Training and development

Col·lectivaT edited this page Nov 28, 2018 · 8 revisions

In this section we explain how to install the training and development tools for CMUSphinx. As opposed to the casual usage of pocketsphinx, it is necessary to download and compile the CMUSphinx code-base for executing the advanced tasks such as training and adapting acoustic models.

Installation

For the following steps, we need to download and compile three of the CMUSphinx tools: namely sphinxbase, sphinxtrain as well as pocketsphinx. The most up-to-date versions are in github. Hence simply clone the three repositories.

git clone https://github.com/cmusphinx/sphinxbase
git clone https://github.com/cmusphinx/sphinxtrain
git clone https://github.com/cmusphinx/pocketsphinx

Debian Linux

First we make sure that the requirements are installed

sudo apt-get install pkg-config autoconf make automake libtool bison python3-dev

Then step by step we will compile the tools in the order: sphinxbase, sphinxtrain, pocketsphinx. The order is only important for sphinxbase, which needs to come first.

Below we have the compilation commands for a local installation, hence with the use of prefixes. Otherwise do a system-wide install as a superuser.

sphinxbase

./autogen.sh --prefix=~/sphinx/local
make
make check
make install

sphinxtrain

./autogen.sh --prefix=~/sphinx/local --with-sphinxbase=<your-sphinxbase-dir>
make
make check
make install

pocketsphinx

./autogen.sh --prefix=~/sphinx/local --with-sphinxbase=<your-sphinxbase-dir>
make
make check
make install

If you compiled them with a prefix then as a final step you need to add these paths to your ./profile. Just use a text editor to add the following lines to ./profile and don't forget to do source ./profile for your active terminal session.

export PATH=/home/user/sphinx/local/bin:$PATH
export LD_LIBRARY_PATH=/home/baybars/scripts/sphinx/local/lib:$LD_LIBRARY_PATH
export PKG_CONFIG_PATH=/home/baybars/scripts/sphinx/local/pkgconfig:$PKG_CONFIG_PATH

Mac OSX

There is an easy solution for downloading and compiling the code-base for Mac OSX. All of the compilation tasks explained above are encapsulated in a custom brew.

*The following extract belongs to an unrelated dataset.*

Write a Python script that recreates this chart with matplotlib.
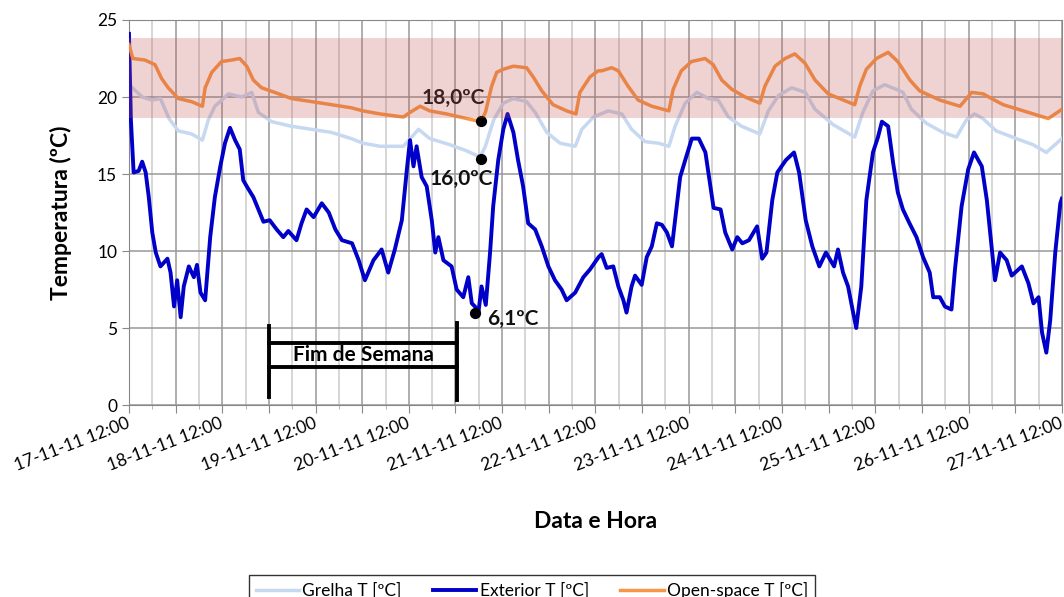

For an in depth explanation and the scripts themselves, please go to the repository of the user watsonbox.


Adaptation

One of the more interesting functionalities of speech tools is the ability to create specific models for specific situations or speakers. Starting from a generic acoustic model, we can have an adaptation for a specific user voice, a sound condition (like a consistently noisy background), or a specific recording hardware. You can find a very in depth tutorial within the CMUSphinx webpage, and you can execute them easily using our models and additional resources which includes audio files for training, their transcripts, and the path reference files, ready for execution.

In order to follow the steps of the tutorial you will need these executables from your CMUSphinx library: sphinx_fe for feature extraction; pocketsphinx_mdef_convert in case your mdef (mixture weights) file is in binary format; and bw to collect statistics from the adaptation data.

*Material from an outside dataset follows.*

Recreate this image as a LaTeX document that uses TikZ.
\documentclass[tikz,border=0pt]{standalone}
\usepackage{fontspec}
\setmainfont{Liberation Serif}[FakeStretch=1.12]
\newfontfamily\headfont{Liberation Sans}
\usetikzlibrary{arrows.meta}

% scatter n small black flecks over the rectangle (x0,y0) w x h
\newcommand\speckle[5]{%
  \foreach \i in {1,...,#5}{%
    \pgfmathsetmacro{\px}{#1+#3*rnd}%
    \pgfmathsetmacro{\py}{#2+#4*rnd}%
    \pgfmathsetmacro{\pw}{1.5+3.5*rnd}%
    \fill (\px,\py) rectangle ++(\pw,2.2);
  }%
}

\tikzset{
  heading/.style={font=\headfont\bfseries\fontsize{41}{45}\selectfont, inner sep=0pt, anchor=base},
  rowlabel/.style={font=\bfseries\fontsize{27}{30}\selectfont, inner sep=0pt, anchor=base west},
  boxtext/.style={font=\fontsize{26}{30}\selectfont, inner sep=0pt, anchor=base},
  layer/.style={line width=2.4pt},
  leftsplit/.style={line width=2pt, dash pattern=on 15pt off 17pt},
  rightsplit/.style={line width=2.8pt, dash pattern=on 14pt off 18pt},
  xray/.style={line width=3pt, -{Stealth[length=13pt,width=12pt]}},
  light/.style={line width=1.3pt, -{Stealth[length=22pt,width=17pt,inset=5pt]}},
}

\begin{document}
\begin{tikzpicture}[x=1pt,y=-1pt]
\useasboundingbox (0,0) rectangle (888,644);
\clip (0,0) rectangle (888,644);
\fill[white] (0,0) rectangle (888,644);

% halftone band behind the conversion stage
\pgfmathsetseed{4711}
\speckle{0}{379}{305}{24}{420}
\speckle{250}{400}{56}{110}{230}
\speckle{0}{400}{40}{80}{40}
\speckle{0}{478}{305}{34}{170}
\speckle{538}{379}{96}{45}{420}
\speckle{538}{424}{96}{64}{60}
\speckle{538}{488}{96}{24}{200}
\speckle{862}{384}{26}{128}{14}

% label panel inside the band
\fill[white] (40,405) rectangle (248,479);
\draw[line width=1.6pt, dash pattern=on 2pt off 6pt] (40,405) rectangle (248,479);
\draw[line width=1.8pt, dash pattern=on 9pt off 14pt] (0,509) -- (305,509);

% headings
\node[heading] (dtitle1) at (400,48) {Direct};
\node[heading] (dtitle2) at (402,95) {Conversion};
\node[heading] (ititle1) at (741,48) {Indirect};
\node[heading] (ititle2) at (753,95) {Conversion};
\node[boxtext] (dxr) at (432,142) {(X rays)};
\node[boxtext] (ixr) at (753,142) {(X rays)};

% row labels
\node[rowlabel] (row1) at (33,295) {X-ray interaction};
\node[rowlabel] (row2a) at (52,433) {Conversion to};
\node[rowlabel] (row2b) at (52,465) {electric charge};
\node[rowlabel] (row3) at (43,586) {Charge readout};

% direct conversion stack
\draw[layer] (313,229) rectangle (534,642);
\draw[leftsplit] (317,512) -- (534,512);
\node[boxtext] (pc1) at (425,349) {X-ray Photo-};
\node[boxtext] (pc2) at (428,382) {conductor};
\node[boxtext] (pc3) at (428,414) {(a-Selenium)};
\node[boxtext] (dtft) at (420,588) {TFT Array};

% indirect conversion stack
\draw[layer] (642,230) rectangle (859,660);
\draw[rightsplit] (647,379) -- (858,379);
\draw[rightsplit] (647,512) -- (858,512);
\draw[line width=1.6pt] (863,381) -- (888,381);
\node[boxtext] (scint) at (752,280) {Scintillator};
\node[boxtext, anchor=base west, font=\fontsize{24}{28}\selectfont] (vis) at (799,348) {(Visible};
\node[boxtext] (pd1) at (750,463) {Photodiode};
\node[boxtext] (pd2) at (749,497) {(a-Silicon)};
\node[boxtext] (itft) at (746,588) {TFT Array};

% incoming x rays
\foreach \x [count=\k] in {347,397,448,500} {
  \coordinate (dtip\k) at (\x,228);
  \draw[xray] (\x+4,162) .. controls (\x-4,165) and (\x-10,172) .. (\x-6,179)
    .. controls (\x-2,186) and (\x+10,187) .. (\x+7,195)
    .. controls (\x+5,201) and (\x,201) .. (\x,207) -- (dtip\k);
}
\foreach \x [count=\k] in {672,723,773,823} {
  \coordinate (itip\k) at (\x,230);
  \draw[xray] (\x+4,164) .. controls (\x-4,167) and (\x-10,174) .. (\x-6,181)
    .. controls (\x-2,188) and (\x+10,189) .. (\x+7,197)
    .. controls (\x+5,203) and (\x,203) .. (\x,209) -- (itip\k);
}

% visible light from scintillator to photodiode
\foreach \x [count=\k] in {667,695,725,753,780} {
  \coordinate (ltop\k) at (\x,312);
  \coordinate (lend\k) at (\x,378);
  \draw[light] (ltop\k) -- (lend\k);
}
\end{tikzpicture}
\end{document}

The actual adaptation tools are mllr_solve and map_adapt which refer to the methods, Maximum Likelihood Linear Regression (MLLR) and Maximum a posteriori Probability (MAP). MLLR creates a transformation file that interacts with the decoding process during run-time, whereas MAP actually modifies the parameters in the acoustic model. Quoting the CMUSphinx tutorial:

"MLLR is a cheap adaptation method that is suitable when the amount of data is limited. It’s a good idea to use MLLR for online adaptation. MLLR works best for a continuous model. Its effect for semi-continuous models is very limited since semi-continuous models mostly rely on mixture weights. If you want the best accuracy you can combine MLLR adaptation with MAP adaptation below. On the other hand, because MAP requires a lot of adaptation data it is not really practical to use it for continuous models. For continuous models MLLR is more reasonable."